Copy every entry word for word, but skip the pictures.

---+---

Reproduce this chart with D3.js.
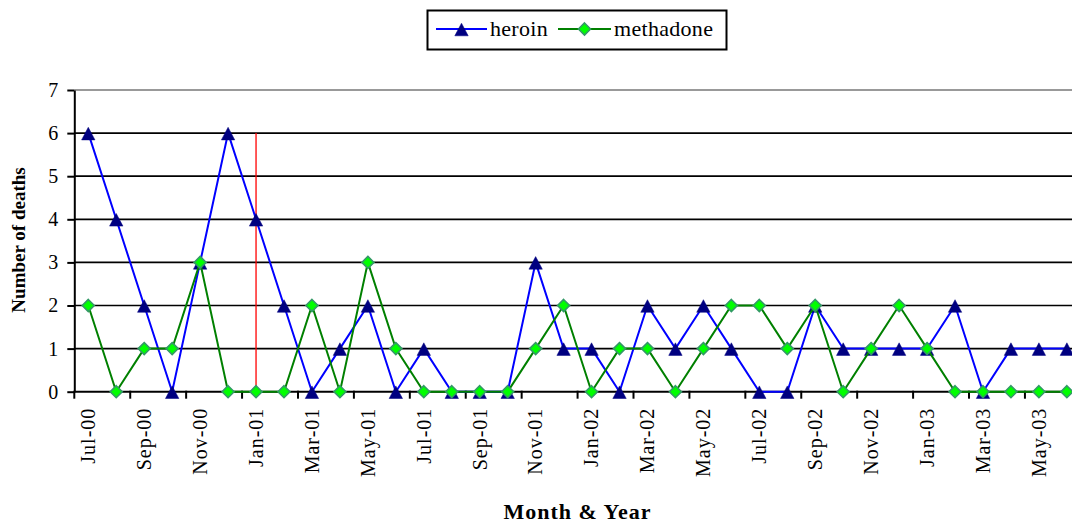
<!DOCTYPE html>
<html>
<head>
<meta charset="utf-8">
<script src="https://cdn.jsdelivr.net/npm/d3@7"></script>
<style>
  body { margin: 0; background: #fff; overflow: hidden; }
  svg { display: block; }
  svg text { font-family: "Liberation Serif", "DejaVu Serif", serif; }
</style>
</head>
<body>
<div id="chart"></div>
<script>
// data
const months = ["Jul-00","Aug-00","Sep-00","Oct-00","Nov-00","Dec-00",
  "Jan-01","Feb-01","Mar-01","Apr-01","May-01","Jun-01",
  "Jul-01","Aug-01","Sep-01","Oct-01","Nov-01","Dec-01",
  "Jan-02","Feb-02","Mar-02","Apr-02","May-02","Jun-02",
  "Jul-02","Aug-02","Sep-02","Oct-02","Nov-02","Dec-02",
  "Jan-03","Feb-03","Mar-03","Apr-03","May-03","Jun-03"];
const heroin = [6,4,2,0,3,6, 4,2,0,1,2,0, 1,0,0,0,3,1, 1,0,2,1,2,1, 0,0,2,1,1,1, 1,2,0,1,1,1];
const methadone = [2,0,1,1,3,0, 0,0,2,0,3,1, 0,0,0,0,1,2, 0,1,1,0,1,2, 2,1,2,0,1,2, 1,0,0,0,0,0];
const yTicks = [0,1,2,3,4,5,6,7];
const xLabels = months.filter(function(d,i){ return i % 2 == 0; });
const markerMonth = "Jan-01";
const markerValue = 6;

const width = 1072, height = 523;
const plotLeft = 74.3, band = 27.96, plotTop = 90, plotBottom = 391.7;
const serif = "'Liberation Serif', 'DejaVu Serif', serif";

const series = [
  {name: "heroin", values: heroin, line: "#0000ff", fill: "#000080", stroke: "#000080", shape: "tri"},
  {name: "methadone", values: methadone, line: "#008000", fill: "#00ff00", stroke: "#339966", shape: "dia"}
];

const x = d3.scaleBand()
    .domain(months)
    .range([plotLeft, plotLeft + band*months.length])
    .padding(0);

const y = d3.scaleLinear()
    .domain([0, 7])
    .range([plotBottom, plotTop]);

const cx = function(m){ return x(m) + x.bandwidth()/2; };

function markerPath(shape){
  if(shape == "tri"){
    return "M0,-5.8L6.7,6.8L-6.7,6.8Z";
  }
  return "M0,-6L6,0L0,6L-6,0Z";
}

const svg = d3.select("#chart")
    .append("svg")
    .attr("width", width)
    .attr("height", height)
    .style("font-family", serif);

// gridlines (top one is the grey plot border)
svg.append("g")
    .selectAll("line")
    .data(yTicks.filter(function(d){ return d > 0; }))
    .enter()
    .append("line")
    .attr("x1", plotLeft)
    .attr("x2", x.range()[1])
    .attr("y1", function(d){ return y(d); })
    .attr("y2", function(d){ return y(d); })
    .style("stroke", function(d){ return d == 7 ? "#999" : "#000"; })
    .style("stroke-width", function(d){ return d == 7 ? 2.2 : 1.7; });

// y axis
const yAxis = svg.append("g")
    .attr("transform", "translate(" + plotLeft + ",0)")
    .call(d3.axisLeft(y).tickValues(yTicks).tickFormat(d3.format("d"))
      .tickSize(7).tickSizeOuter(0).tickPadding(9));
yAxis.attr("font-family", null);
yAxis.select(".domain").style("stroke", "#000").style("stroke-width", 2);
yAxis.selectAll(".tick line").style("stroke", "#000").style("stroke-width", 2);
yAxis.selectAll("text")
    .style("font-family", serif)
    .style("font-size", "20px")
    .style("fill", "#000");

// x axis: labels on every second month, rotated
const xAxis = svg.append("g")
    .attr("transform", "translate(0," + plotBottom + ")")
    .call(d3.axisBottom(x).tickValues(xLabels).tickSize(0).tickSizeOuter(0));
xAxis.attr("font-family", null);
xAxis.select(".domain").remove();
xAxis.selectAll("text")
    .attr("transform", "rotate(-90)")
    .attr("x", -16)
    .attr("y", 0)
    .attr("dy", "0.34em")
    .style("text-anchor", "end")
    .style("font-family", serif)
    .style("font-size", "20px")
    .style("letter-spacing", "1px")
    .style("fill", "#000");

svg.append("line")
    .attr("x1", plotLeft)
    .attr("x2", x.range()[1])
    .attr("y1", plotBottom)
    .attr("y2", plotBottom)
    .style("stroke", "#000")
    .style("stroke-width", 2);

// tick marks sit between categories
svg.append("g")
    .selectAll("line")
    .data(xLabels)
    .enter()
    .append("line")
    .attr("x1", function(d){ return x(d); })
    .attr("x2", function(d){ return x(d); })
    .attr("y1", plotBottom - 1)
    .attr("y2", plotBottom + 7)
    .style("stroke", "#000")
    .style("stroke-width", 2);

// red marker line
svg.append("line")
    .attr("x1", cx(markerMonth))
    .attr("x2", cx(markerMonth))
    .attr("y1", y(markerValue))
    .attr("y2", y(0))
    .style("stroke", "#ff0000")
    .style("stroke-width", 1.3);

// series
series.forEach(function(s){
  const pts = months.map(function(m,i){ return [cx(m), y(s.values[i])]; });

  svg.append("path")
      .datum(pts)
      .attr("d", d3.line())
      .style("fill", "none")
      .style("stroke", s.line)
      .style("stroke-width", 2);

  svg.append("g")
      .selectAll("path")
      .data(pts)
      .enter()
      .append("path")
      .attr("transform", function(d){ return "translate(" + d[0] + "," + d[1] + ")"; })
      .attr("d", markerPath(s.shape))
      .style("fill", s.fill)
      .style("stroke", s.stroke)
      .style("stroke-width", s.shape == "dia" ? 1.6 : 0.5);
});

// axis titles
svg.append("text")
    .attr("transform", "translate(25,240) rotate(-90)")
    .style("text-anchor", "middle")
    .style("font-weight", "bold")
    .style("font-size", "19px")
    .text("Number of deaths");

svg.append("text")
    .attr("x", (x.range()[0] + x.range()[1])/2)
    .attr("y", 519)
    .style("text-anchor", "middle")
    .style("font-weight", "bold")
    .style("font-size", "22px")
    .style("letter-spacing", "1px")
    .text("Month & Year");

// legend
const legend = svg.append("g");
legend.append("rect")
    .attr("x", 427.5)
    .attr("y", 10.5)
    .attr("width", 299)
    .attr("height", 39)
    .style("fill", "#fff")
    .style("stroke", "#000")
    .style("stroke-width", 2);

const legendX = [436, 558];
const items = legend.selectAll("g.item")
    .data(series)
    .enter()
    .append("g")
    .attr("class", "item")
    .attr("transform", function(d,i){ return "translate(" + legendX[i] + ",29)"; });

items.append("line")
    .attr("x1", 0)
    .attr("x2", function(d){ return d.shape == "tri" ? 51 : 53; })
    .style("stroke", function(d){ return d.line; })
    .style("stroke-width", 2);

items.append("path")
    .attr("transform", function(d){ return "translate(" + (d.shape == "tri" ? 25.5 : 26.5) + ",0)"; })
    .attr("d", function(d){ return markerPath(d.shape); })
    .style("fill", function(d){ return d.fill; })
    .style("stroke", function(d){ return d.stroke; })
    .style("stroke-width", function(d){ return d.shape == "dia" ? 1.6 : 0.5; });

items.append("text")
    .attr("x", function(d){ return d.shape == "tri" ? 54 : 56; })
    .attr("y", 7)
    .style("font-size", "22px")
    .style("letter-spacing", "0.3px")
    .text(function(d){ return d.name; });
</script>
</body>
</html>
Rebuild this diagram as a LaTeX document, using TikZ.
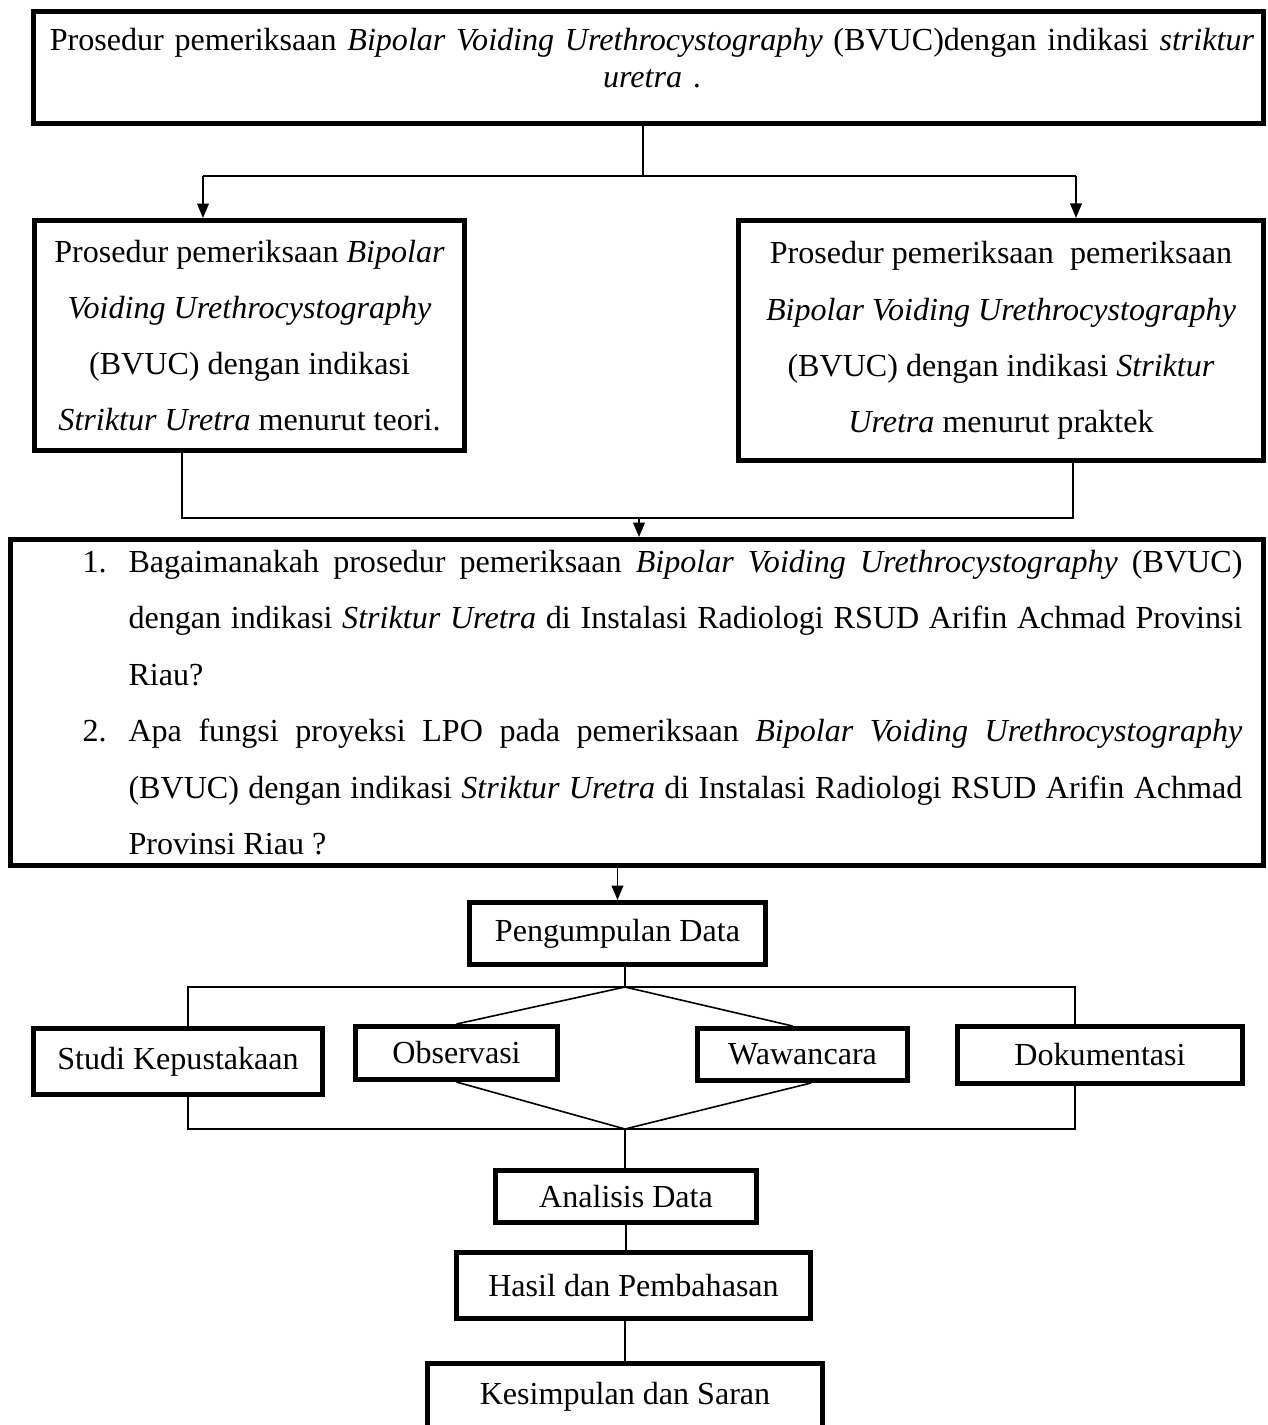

---+---

▶ [Answer to the task]:
Reproduce this chart with D3.js.
<!DOCTYPE html>
<html>
<head>
<meta charset="utf-8">
<script src="https://cdn.jsdelivr.net/npm/d3@7"></script>
<style>
  body { margin: 0; background: #fff; overflow: hidden; }
  svg { display: block; }
  svg text { font-family: "Liberation Serif", "DejaVu Serif", serif; }
</style>
</head>
<body>
<div id="chart"></div>
<script>
// data
const months = ["Jul-00","Aug-00","Sep-00","Oct-00","Nov-00","Dec-00",
  "Jan-01","Feb-01","Mar-01","Apr-01","May-01","Jun-01",
  "Jul-01","Aug-01","Sep-01","Oct-01","Nov-01","Dec-01",
  "Jan-02","Feb-02","Mar-02","Apr-02","May-02","Jun-02",
  "Jul-02","Aug-02","Sep-02","Oct-02","Nov-02","Dec-02",
  "Jan-03","Feb-03","Mar-03","Apr-03","May-03","Jun-03"];
const heroin = [6,4,2,0,3,6, 4,2,0,1,2,0, 1,0,0,0,3,1, 1,0,2,1,2,1, 0,0,2,1,1,1, 1,2,0,1,1,1];
const methadone = [2,0,1,1,3,0, 0,0,2,0,3,1, 0,0,0,0,1,2, 0,1,1,0,1,2, 2,1,2,0,1,2, 1,0,0,0,0,0];
const yTicks = [0,1,2,3,4,5,6,7];
const xLabels = months.filter(function(d,i){ return i % 2 == 0; });
const markerMonth = "Jan-01";
const markerValue = 6;

const width = 1072, height = 523;
const plotLeft = 74.3, band = 27.96, plotTop = 90, plotBottom = 391.7;
const serif = "'Liberation Serif', 'DejaVu Serif', serif";

const series = [
  {name: "heroin", values: heroin, line: "#0000ff", fill: "#000080", stroke: "#000080", shape: "tri"},
  {name: "methadone", values: methadone, line: "#008000", fill: "#00ff00", stroke: "#339966", shape: "dia"}
];

const x = d3.scaleBand()
    .domain(months)
    .range([plotLeft, plotLeft + band*months.length])
    .padding(0);

const y = d3.scaleLinear()
    .domain([0, 7])
    .range([plotBottom, plotTop]);

const cx = function(m){ return x(m) + x.bandwidth()/2; };

function markerPath(shape){
  if(shape == "tri"){
    return "M0,-5.8L6.7,6.8L-6.7,6.8Z";
  }
  return "M0,-6L6,0L0,6L-6,0Z";
}

const svg = d3.select("#chart")
    .append("svg")
    .attr("width", width)
    .attr("height", height)
    .style("font-family", serif);

// gridlines (top one is the grey plot border)
svg.append("g")
    .selectAll("line")
    .data(yTicks.filter(function(d){ return d > 0; }))
    .enter()
    .append("line")
    .attr("x1", plotLeft)
    .attr("x2", x.range()[1])
    .attr("y1", function(d){ return y(d); })
    .attr("y2", function(d){ return y(d); })
    .style("stroke", function(d){ return d == 7 ? "#999" : "#000"; })
    .style("stroke-width", function(d){ return d == 7 ? 2.2 : 1.7; });

// y axis
const yAxis = svg.append("g")
    .attr("transform", "translate(" + plotLeft + ",0)")
    .call(d3.axisLeft(y).tickValues(yTicks).tickFormat(d3.format("d"))
      .tickSize(7).tickSizeOuter(0).tickPadding(9));
yAxis.attr("font-family", null);
yAxis.select(".domain").style("stroke", "#000").style("stroke-width", 2);
yAxis.selectAll(".tick line").style("stroke", "#000").style("stroke-width", 2);
yAxis.selectAll("text")
    .style("font-family", serif)
    .style("font-size", "20px")
    .style("fill", "#000");

// x axis: labels on every second month, rotated
const xAxis = svg.append("g")
    .attr("transform", "translate(0," + plotBottom + ")")
    .call(d3.axisBottom(x).tickValues(xLabels).tickSize(0).tickSizeOuter(0));
xAxis.attr("font-family", null);
xAxis.select(".domain").remove();
xAxis.selectAll("text")
    .attr("transform", "rotate(-90)")
    .attr("x", -16)
    .attr("y", 0)
    .attr("dy", "0.34em")
    .style("text-anchor", "end")
    .style("font-family", serif)
    .style("font-size", "20px")
    .style("letter-spacing", "1px")
    .style("fill", "#000");

svg.append("line")
    .attr("x1", plotLeft)
    .attr("x2", x.range()[1])
    .attr("y1", plotBottom)
    .attr("y2", plotBottom)
    .style("stroke", "#000")
    .style("stroke-width", 2);

// tick marks sit between categories
svg.append("g")
    .selectAll("line")
    .data(xLabels)
    .enter()
    .append("line")
    .attr("x1", function(d){ return x(d); })
    .attr("x2", function(d){ return x(d); })
    .attr("y1", plotBottom - 1)
    .attr("y2", plotBottom + 7)
    .style("stroke", "#000")
    .style("stroke-width", 2);

// red marker line
svg.append("line")
    .attr("x1", cx(markerMonth))
    .attr("x2", cx(markerMonth))
    .attr("y1", y(markerValue))
    .attr("y2", y(0))
    .style("stroke", "#ff0000")
    .style("stroke-width", 1.3);

// series
series.forEach(function(s){
  const pts = months.map(function(m,i){ return [cx(m), y(s.values[i])]; });

  svg.append("path")
      .datum(pts)
      .attr("d", d3.line())
      .style("fill", "none")
      .style("stroke", s.line)
      .style("stroke-width", 2);

  svg.append("g")
      .selectAll("path")
      .data(pts)
      .enter()
      .append("path")
      .attr("transform", function(d){ return "translate(" + d[0] + "," + d[1] + ")"; })
      .attr("d", markerPath(s.shape))
      .style("fill", s.fill)
      .style("stroke", s.stroke)
      .style("stroke-width", s.shape == "dia" ? 1.6 : 0.5);
});

// axis titles
svg.append("text")
    .attr("transform", "translate(25,240) rotate(-90)")
    .style("text-anchor", "middle")
    .style("font-weight", "bold")
    .style("font-size", "19px")
    .text("Number of deaths");

svg.append("text")
    .attr("x", (x.range()[0] + x.range()[1])/2)
    .attr("y", 519)
    .style("text-anchor", "middle")
    .style("font-weight", "bold")
    .style("font-size", "22px")
    .style("letter-spacing", "1px")
    .text("Month & Year");

// legend
const legend = svg.append("g");
legend.append("rect")
    .attr("x", 427.5)
    .attr("y", 10.5)
    .attr("width", 299)
    .attr("height", 39)
    .style("fill", "#fff")
    .style("stroke", "#000")
    .style("stroke-width", 2);

const legendX = [436, 558];
const items = legend.selectAll("g.item")
    .data(series)
    .enter()
    .append("g")
    .attr("class", "item")
    .attr("transform", function(d,i){ return "translate(" + legendX[i] + ",29)"; });

items.append("line")
    .attr("x1", 0)
    .attr("x2", function(d){ return d.shape == "tri" ? 51 : 53; })
    .style("stroke", function(d){ return d.line; })
    .style("stroke-width", 2);

items.append("path")
    .attr("transform", function(d){ return "translate(" + (d.shape == "tri" ? 25.5 : 26.5) + ",0)"; })
    .attr("d", function(d){ return markerPath(d.shape); })
    .style("fill", function(d){ return d.fill; })
    .style("stroke", function(d){ return d.stroke; })
    .style("stroke-width", function(d){ return d.shape == "dia" ? 1.6 : 0.5; });

items.append("text")
    .attr("x", function(d){ return d.shape == "tri" ? 54 : 56; })
    .attr("y", 7)
    .style("font-size", "22px")
    .style("letter-spacing", "0.3px")
    .text(function(d){ return d.name; });
</script>
</body>
</html>
Rebuild this diagram as a LaTeX document, using TikZ.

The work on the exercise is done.